Re: CPR/liveupdate: test results using prior bug fix
Posted by Michael Tokarev 6 months, 2 weeks ago
14.05.2024 16:54, Michael Tokarev пишет:
> On 5/14/24 16:39, Michael Galaxy wrote:
>> Steve,
>>
>> OK, so it does not look like this bugfix you wrote was included in 8.2.4 (which was released yesterday).
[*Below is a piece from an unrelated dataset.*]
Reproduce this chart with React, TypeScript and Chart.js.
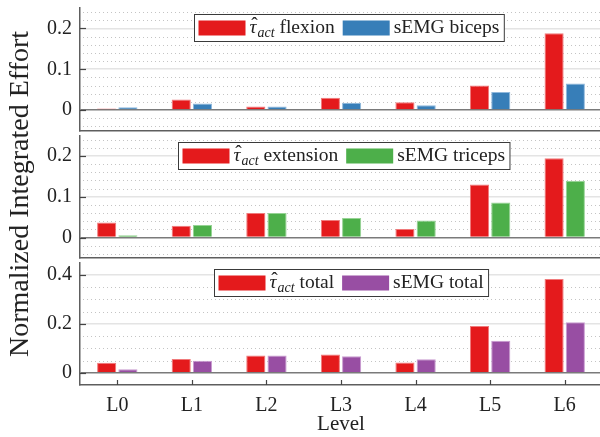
import React, { useEffect, useRef } from 'react';
import { Chart, registerables } from 'chart.js';

Chart.register(...registerables);

const FAMILY = "'Liberation Serif', 'DejaVu Serif', serif";

const levels = ['L0', 'L1', 'L2', 'L3', 'L4', 'L5', 'L6'];

const tauFlexion = [0.004, 0.026, 0.009, 0.030, 0.019, 0.060, 0.188];
const semgBiceps = [0.007, 0.016, 0.009, 0.018, 0.012, 0.044, 0.065];
const tauExtension = [0.037, 0.029, 0.060, 0.043, 0.021, 0.130, 0.194];
const semgTriceps = [0.006, 0.031, 0.060, 0.048, 0.042, 0.086, 0.139];
const tauTotal = [0.041, 0.056, 0.070, 0.074, 0.042, 0.191, 0.383];
const semgTotal = [0.014, 0.049, 0.070, 0.067, 0.055, 0.131, 0.206];

const yTicksSmall = [0, 0.1, 0.2];
const yTicksLarge = [0, 0.2, 0.4];

const RED = '#e41a1c';
const BLUE = '#377eb8';
const GREEN = '#4daf4a';
const PURPLE = '#984ea3';

type PanelDef = {
  top: number;
  height: number;
  padTop: number;
  padBottom: number;
  xHeight: number;
  min: number;
  max: number;
  ticks: number[];
  minorStep: number;
  series: number[][];
  colors: string[];
  edges: string[];
  tauWord: string;
  semgLabel: string;
  legendCenter: number;
  showX: boolean;
};

const panels: PanelDef[] = [
  {
    top: 0, height: 133, padTop: 8, padBottom: 2.5, xHeight: 0,
    min: -0.05, max: 0.25, ticks: yTicksSmall, minorStep: 0.02,
    series: [tauFlexion, semgBiceps], colors: [RED, BLUE], edges: ['#f07a7b', '#8fb8dc'],
    tauWord: 'flexion', semgLabel: 'sEMG biceps', legendCenter: 348.5, showX: false,
  },
  {
    top: 133, height: 127, padTop: 2.5, padBottom: 2, xHeight: 0,
    min: -0.05, max: 0.25, ticks: yTicksSmall, minorStep: 0.02,
    series: [tauExtension, semgTriceps], colors: [RED, GREEN], edges: ['#f07a7b', '#96d394'],
    tauWord: 'extension', semgLabel: 'sEMG triceps', legendCenter: 343.7, showX: false,
  },
  {
    top: 260, height: 177, padTop: 2.5, padBottom: 0, xHeight: 52,
    min: -0.05, max: 0.45, ticks: yTicksLarge, minorStep: 0.05,
    series: [tauTotal, semgTotal], colors: [RED, PURPLE], edges: ['#f07a7b', '#c99bd0'],
    tauWord: 'total', semgLabel: 'sEMG total', legendCenter: 351.2, showX: true,
  },
];

function drawLegend(ctx: CanvasRenderingContext2D, chart: any, p: PanelDef) {
  const area = chart.chartArea;
  const fs = 19.5;
  const reg = `${fs}px ${FAMILY}`;
  const ital = `italic ${fs}px ${FAMILY}`;
  const sub = `italic 14px ${FAMILY}`;
  ctx.save();
  ctx.font = ital;
  const wTau = ctx.measureText('τ').width;
  ctx.font = sub;
  const wSub = ctx.measureText('act').width;
  ctx.font = reg;
  const wWord = ctx.measureText(' ' + p.tauWord).width;
  const wSemg = ctx.measureText(p.semgLabel).width;
  const pad = 4, sw = 47, sh = 15, gapT = 4, gapItem = 8, padR = 5;
  const w1 = wTau + 1 + wSub + wWord;
  const total = pad + sw + gapT + w1 + gapItem + sw + gapT + wSemg + padR;
  const h = 27;
  const x0 = Math.round(p.legendCenter - total / 2) + 0.5;
  const y0 = Math.round(area.top + 6) + 0.5;
  ctx.fillStyle = '#ffffff';
  ctx.fillRect(x0, y0, total, h);
  ctx.strokeStyle = '#3a3a3a';
  ctx.lineWidth = 1;
  ctx.strokeRect(x0, y0, total, h);
  const cy = y0 + h / 2;
  let x = x0 + pad;
  ctx.fillStyle = p.colors[0];
  ctx.fillRect(x, cy - sh / 2, sw, sh);
  x += sw + gapT;
  ctx.fillStyle = '#222222';
  ctx.textAlign = 'left';
  ctx.textBaseline = 'alphabetic';
  const base = cy + 5;
  ctx.font = ital;
  ctx.fillText('τ', x, base);
  ctx.font = `${fs}px ${FAMILY}`;
  ctx.textAlign = 'center';
  ctx.fillText('ˆ', x + wTau / 2 + 1.5, base - 3);
  ctx.textAlign = 'left';
  x += wTau + 1;
  ctx.font = sub;
  ctx.fillText('act', x, base + 4);
  x += wSub;
  ctx.font = reg;
  ctx.fillText(' ' + p.tauWord, x, base);
  x += wWord + gapItem;
  ctx.fillStyle = p.colors[1];
  ctx.fillRect(x, cy - sh / 2, sw, sh);
  x += sw + gapT;
  ctx.fillStyle = '#222222';
  ctx.fillText(p.semgLabel, x, base);
  ctx.restore();
}

function PanelChart({ p }: { p: PanelDef }) {
  const ref = useRef<HTMLCanvasElement | null>(null);
  useEffect(() => {
    if (!ref.current) return;
    const decor = {
      id: 'decor' + p.top,
      beforeDatasetsDraw(chart: any) {
        const ctx = chart.ctx as CanvasRenderingContext2D;
        const area = chart.chartArea;
        const y = chart.scales.y;
        ctx.save();
        ctx.strokeStyle = '#c4c4c4';
        ctx.lineWidth = 1;
        ctx.setLineDash([1, 3]);
        const kStart = Math.ceil(p.min / p.minorStep - 1e-9);
        const kEnd = Math.floor(p.max / p.minorStep + 1e-9);
        for (let k = kStart; k <= kEnd; k++) {
          const v = k * p.minorStep;
          if (Math.abs(v - p.min) < 1e-9 || Math.abs(v - p.max) < 1e-9) continue;
          if (p.ticks.some((t) => Math.abs(t - v) < 1e-9)) continue;
          const py = Math.round(y.getPixelForValue(v)) + 0.5;
          ctx.beginPath();
          ctx.moveTo(area.left + 3, py);
          ctx.lineTo(area.right, py);
          ctx.stroke();
        }
        ctx.restore();
      },
      afterDraw(chart: any) {
        const ctx = chart.ctx as CanvasRenderingContext2D;
        const area = chart.chartArea;
        const y = chart.scales.y;
        const xs = chart.scales.x;
        ctx.save();
        ctx.strokeStyle = '#444444';
        ctx.lineWidth = 1.2;
        for (const t of p.ticks) {
          const py = Math.round(y.getPixelForValue(t)) + 0.5;
          ctx.beginPath();
          ctx.moveTo(area.left, py);
          ctx.lineTo(area.left + 6, py);
          ctx.stroke();
        }
        if (p.showX) {
          for (let i = 0; i < levels.length; i++) {
            const px = Math.round(xs.getPixelForTick(i)) + 0.5;
            ctx.beginPath();
            ctx.moveTo(px, area.bottom);
            ctx.lineTo(px, area.bottom - 5);
            ctx.stroke();
          }
        }
        ctx.restore();
        drawLegend(ctx, chart, p);
      },
    };
    const chart = new Chart(ref.current, {
      type: 'bar',
      data: {
        labels: levels,
        datasets: p.series.map((s, i) => ({
          data: s,
          backgroundColor: p.colors[i],
          borderColor: p.edges[i],
          borderWidth: 1,
          categoryPercentage: 0.57,
          barPercentage: 0.9,
        })),
      },
      options: {
        responsive: false,
        maintainAspectRatio: false,
        animation: false,
        layout: { padding: { top: p.padTop, bottom: p.padBottom, left: 0, right: 2 } },
        plugins: { legend: { display: false }, tooltip: { enabled: false } },
        scales: {
          x: {
            grid: { display: false, drawTicks: false },
            border: { display: true, color: '#5e5e5e', width: 1.5 },
            ticks: {
              display: p.showX,
              font: { family: FAMILY, size: 20 },
              color: '#222222',
              padding: 9,
              maxRotation: 0,
            },
            title: {
              display: p.showX,
              text: 'Level',
              font: { family: FAMILY, size: 21 },
              color: '#222222',
              padding: { top: 0, bottom: 0 },
            },
            afterFit: (s: any) => {
              s.height = p.xHeight;
              s.paddingLeft = 0;
              s.paddingRight = 0;
              s.paddingTop = 0;
              s.paddingBottom = 0;
            },
          },
          y: {
            min: p.min,
            max: p.max,
            afterBuildTicks: (s: any) => {
              s.ticks = p.ticks.map((v) => ({ value: v }));
            },
            ticks: {
              font: { family: FAMILY, size: 20 },
              color: '#222222',
              padding: 8,
              callback: (v: any) => {
                const n = Number(v);
                return Math.abs(n) < 1e-9 ? '0' : String(Math.round(n * 10) / 10);
              },
            },
            grid: {
              drawTicks: false,
              color: (c: any) => (c.tick && Math.abs(c.tick.value) < 1e-9 ? '#7a7a7a' : '#e4e4e4'),
              lineWidth: 1.5,
            },
            border: { display: true, color: '#5e5e5e', width: 1.5 },
            afterFit: (s: any) => {
              s.width = 80;
              s.paddingTop = 0;
              s.paddingBottom = 0;
              s.paddingLeft = 0;
              s.paddingRight = 0;
            },
          },
        },
      },
      plugins: [decor],
    } as any);
    let alive = true;
    const fontsApi = (document as any).fonts;
    if (fontsApi && fontsApi.load) {
      Promise.all([
        fontsApi.load(`20px ${FAMILY}`),
        fontsApi.load(`italic 20px ${FAMILY}`),
        fontsApi.load(`14px ${FAMILY}`),
      ])
        .then(() => {
          if (alive) chart.update();
        })
        .catch(() => {});
    }
    return () => {
      alive = false;
      chart.destroy();
    };
  }, [p]);
  return (
    <canvas
      ref={ref}
      width={604}
      height={p.height}
      style={{ position: 'absolute', left: 0, top: p.top, width: 604, height: p.height }}
    />
  );
}

export default function App() {
  return (
    <div
      style={{
        position: 'fixed',
        left: 0,
        top: 0,
        width: 600,
        height: 437,
        overflow: 'hidden',
        background: '#ffffff',
      }}
    >
      {panels.map((p) => (
        <PanelChart key={p.top} p={p} />
      ))}
      <div
        style={{
          position: 'absolute',
          left: 19,
          top: 194,
          transform: 'translate(-50%, -50%) rotate(-90deg)',
          whiteSpace: 'nowrap',
          font: `28px ${FAMILY}`,
          lineHeight: 1,
          color: '#222222',
        }}
      >
        Normalized Integrated Effort
      </div>
    </div>
  );
}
Unfortunately, that means that anyone using 
>> CPR in that release will still (eventually) encounter the bug like I did.
> 
> 8.2.4 is basically a "bugfix" release for 8.2.3 which I somewhat
> screwed up (in a minor way), plus a few currently (at the time)
> queued up changes.   8.2.3 was a big release though.
> 
>> I would recommend that y'all consider cherry-picking, perhaps, the relevant commits for a possible 8.2.5 ?
> 
> Please Cc changes which are relevant for -stable to, well,
> qemu-stable@nongnu.org :)
> 
> Which changes needs to be picked up?
Please also note this particular change does not apply cleanly to
stable-8.2 branch due to other changes in this area between 8.2
and 9.0, in particular, in postcopy_start().  So if this is to be
picked up for stable-8.2, I need help from someone who better
understands this code to select changes to pick.

Thanks,

/mjt
-- 
GPG Key transition (from rsa2048 to rsa4096) since 2024-04-24.
New key: rsa4096/61AD3D98ECDF2C8E  9D8B E14E 3F2A 9DD7 9199  28F1 61AD 3D98 ECDF 2C8E
Old key: rsa2048/457CE0A0804465C5  6EE1 95D1 886E 8FFB 810D  4324 457C E0A0 8044 65C5
Transition statement: http://www.corpit.ru/mjt/gpg-transition-2024.txt


Re: CPR/liveupdate: test results using prior bug fix
Posted by Steven Sistare 6 months, 2 weeks ago
On 5/14/2024 11:33 AM, Michael Tokarev wrote:
> 14.05.2024 16:54, Michael Tokarev пишет:
>> On 5/14/24 16:39, Michael Galaxy wrote:
>>> Steve,
>>>
>>> OK, so it does not look like this bugfix you wrote was included in 8.2.4 
>>> (which was released yesterday). Unfortunately, that means that anyone using 
>>> CPR in that release will still (eventually) encounter the bug like I did.
>>
>> 8.2.4 is basically a "bugfix" release for 8.2.3 which I somewhat
>> screwed up (in a minor way), plus a few currently (at the time)
>> queued up changes.   8.2.3 was a big release though.
>>
>>> I would recommend that y'all consider cherry-picking, perhaps, the relevant 
>>> commits for a possible 8.2.5 ?
>>
>> Please Cc changes which are relevant for -stable to, well,
>> qemu-stable@nongnu.org :)
>>
>> Which changes needs to be picked up?
> Please also note this particular change does not apply cleanly to
> stable-8.2 branch due to other changes in this area between 8.2
> and 9.0, in particular, in postcopy_start().  So if this is to be
> picked up for stable-8.2, I need help from someone who better
> understands this code to select changes to pick.
> 
> Thanks,
> 
> /mjt

Michael Galaxy, I'm afraid you are out of luck with respect to qemu 8.2.
It has some of the cpr reboot commits, but is missing the following:

87a2848 migration: massage cpr-reboot documentation
cbdafc1 migration: options incompatible with cpr
ce5db1c migration: update cpr-reboot description
9867d4d migration: stop vm for cpr
4af667f migration: notifier error checking
bf78a04 migration: refactor migrate_fd_connect failures
6835f5a migration: per-mode notifiers
5663dd3 migration: MigrationNotifyFunc
c763a23e migration: remove postcopy_after_devices
9d9babf migration: MigrationEvent for notifiers
3e77573 migration: convert to NotifierWithReturn
d91f33c migration: remove error from notifier data
be19d83 notify: pass error to notifier with return
b12635f migration: fix coverity migrate_mode finding
2b58a8b tests/qtest: postcopy migration with suspend
b1fdd21 tests/qtest: precopy migration with suspend
5014478 tests/qtest: option to suspend during migration
f064975 tests/qtest: migration events
49a5020 migration: preserve suspended for bg_migration
58b1057 migration: preserve suspended for snapshot
b4e9ddc migration: preserve suspended runstate
d3c86c99 migration: propagate suspended runstate
9ff5e79 cpus: vm_resume
0f1db06 cpus: check running not RUN_STATE_RUNNING
b9ae473 cpus: stop vm in suspended runstate
f06f316 cpus: vm_was_suspended

All of those landed in qemu 9.0.

- Steve